[Short exercise]: All lines featuring the string "chart" are to be listed.

-- START --

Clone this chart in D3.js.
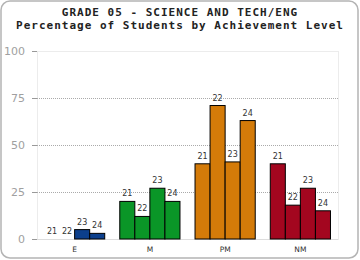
<!DOCTYPE html>
<html>
<head>
<meta charset="utf-8">
<script src="https://cdn.jsdelivr.net/npm/d3@7"></script>
<style>
  body { margin: 0; background: #fff; }
  svg { display: block; }
</style>
</head>
<body>
<div id="chart"></div>
<script>
// achievement levels and years
const levels = ["E", "M", "PM", "NM"];
const years = ["21", "22", "23", "24"];
const colors = ["#0c3f8c", "#0a9627", "#d47b09", "#a3061f"];
// percent of students, one array per level, in year order
const valuesE = [0, 0, 5, 3];
const valuesM = [20, 12, 27, 20];
const valuesPM = [40, 71, 41, 63];
const valuesNM = [40, 18, 27, 15];
const yTicks = [0, 25, 50, 75, 100];

const allValues = [valuesE, valuesM, valuesPM, valuesNM];
const data = [];
levels.forEach((lv, i) => {
    years.forEach((yr, j) => {
        data.push({ level: lv, year: yr, value: allValues[i][j], color: colors[i] });
    });
});

const W = 360, H = 260;
const plotL = 37, plotR = 338, plotT = 51, plotB = 239;

const svg = d3.select("#chart").append("svg")
    .attr("width", W)
    .attr("height", H);

// outer panel
svg.append("rect")
    .attr("x", 1).attr("y", 1)
    .attr("width", W - 3).attr("height", H - 3)
    .attr("rx", 9)
    .attr("fill", "#fff")
    .attr("stroke", "#b4b4b4")
    .attr("stroke-width", 1.5);

// title
const title = svg.append("g")
    .attr("font-family", "'DejaVu Sans Mono', monospace")
    .attr("font-weight", "bold")
    .attr("font-size", 11)
    .attr("letter-spacing", 1)
    .attr("fill", "#222")
    .attr("text-anchor", "middle");
title.append("text").attr("x", 180).attr("y", 16).text("GRADE 05 - SCIENCE AND TECH/ENG");
title.append("text").attr("x", 180).attr("y", 29).text("Percentage of Students by Achievement Level");

const x = d3.scaleBand().domain(levels).range([plotL, plotR]).paddingInner(0.2).paddingOuter(0.1);
const x1 = d3.scaleBand().domain(years).range([0, x.bandwidth()]);
const y = d3.scaleLinear().domain([0, 100]).range([plotB, plotT]);

// plot frame
svg.append("rect")
    .attr("x", plotL + 0.5).attr("y", plotT + 0.5)
    .attr("width", plotR - plotL).attr("height", plotB - plotT)
    .attr("fill", "none")
    .attr("stroke", "#ececec");

// gridlines
svg.append("g")
    .selectAll("line")
    .data(yTicks.filter(t => t > 0 && t < 100))
    .enter()
    .append("line")
    .attr("x1", plotL).attr("x2", plotR)
    .attr("y1", d => y(d) + 0.5).attr("y2", d => y(d) + 0.5)
    .attr("stroke", "#aaa")
    .attr("stroke-dasharray", "1,1");

// y axis
const yAxis = svg.append("g")
    .attr("transform", `translate(${plotL},0)`)
    .call(d3.axisLeft(y).tickValues(yTicks).tickSize(5).tickPadding(7));
yAxis.select(".domain").remove();
yAxis.selectAll(".tick line").attr("stroke", "#999");
yAxis.selectAll(".tick text")
    .attr("fill", "#a0a0a0")
    .attr("font-family", "Verdana, 'DejaVu Sans', sans-serif")
    .attr("font-size", 11);

// x axis line
svg.append("line")
    .attr("x1", plotL).attr("x2", plotR)
    .attr("y1", plotB + 0.5).attr("y2", plotB + 0.5)
    .attr("stroke", "#ddd");

// category labels
svg.append("g")
    .selectAll("text")
    .data(levels)
    .enter()
    .append("text")
    .attr("x", d => x(d) + x.bandwidth() / 2)
    .attr("y", 252)
    .attr("text-anchor", "middle")
    .attr("font-family", "'DejaVu Sans', sans-serif")
    .attr("font-size", 7.5)
    .attr("fill", "#333")
    .text(d => d);

// bars
svg.append("g")
    .selectAll("rect")
    .data(data.filter(d => d.value > 0))
    .enter()
    .append("rect")
    .attr("x", d => x(d.level) + x1(d.year))
    .attr("y", d => y(d.value))
    .attr("width", x1.bandwidth())
    .attr("height", d => y(0) - y(d.value))
    .attr("fill", d => d.color)
    .attr("stroke", "#000")
    .attr("stroke-width", 1);

// value labels (year)
svg.append("g")
    .selectAll("text")
    .data(data)
    .enter()
    .append("text")
    .attr("x", d => x(d.level) + x1(d.year) + x1.bandwidth() / 2)
    .attr("y", d => y(d.value) - 5)
    .attr("text-anchor", "middle")
    .attr("font-family", "'DejaVu Sans', sans-serif")
    .attr("font-size", 8)
    .attr("fill", "#333")
    .text(d => d.year);
</script>
</body>
</html>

-- END --

[Reply to the task]:
Clone this chart in D3.js.
<div id="chart"></div>
const svg = d3.select("#chart").append("svg")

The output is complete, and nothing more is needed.